Gauthier also said the festival wants to do a better job of helping tourists who arrive downtown, get to Lansdowne or Dow’s Lake and he will be working closely with OC Transpo.
“I think the Tulip Shuttle needs to come back, because the regular city bus is not enough,” he said.
He also said he plans to talk to other festival directors to ensure future events will be ready for the crowds.
“It’s a good word of caution for every event to look at the service they’re offering because we’re in for a big summer,” Gauthier said.
While attendance at the Tulip Festival may have exceeded expectations, city hall officials have been underwhelmed by the tepid interest in another offering geared at out-of-town guests.

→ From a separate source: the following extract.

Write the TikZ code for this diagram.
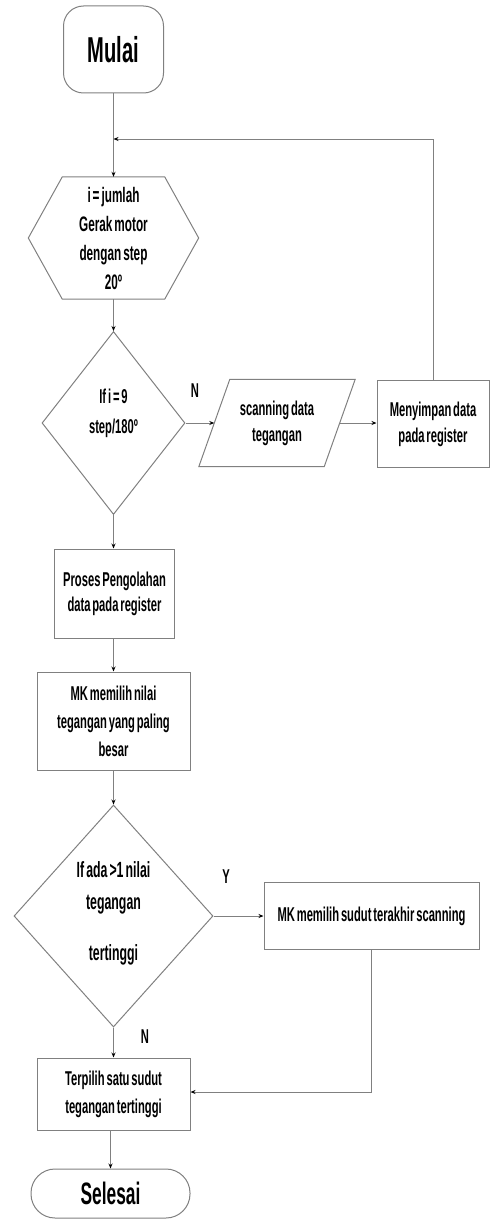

The city has sold less than 14 per cent of the “urban campsites” planned for Ottawa 2017 celebrations and will scale back the program that was aimed at providing additional options for tourists visiting Ottawa during Canada Day.
“Mindful of Council’s clear direction that Urban Camping operate on a cost-recovery basis, staff have been closely monitoring registration,” said city manager Dan Chenier in a memo to staff.
The city was offering 571 sites inside the city for camping and parking RVs, although no alcohol or campfires were to be allowed on site.
The spots cost between $220, for three nights in a tent, to $1,130, for five nights of RV parking.
Right now the city has 79 registrations, and it expects to be close to 100 by the time registration closes.
“As a result, we will be consolidating the number of camping locations on active offer to better reflect the level of demand and to contain costs.”
Six sites farther from the downtown will be removed from the program, but camping will still take place at the Jim Durrell Recreation Centre, Tom Brown Arena, Richelieu Vanier Community Centre, St-Laurent Complex and the Earl Armstrong Arena.
Chenier said the sites have been eliminated “in order to focus resources on the remaining sites, reduce service contract obligations and ensure that the program covers its operating costs.”
Earlier this week, the Conference Board of Canada said the slew of major events in Ottawa this year – including the the Juno awards, 125th anniversary of the Stanley Cup and Grey Cup, will contribute to a six-per-cent increase in overnight visits in 2017.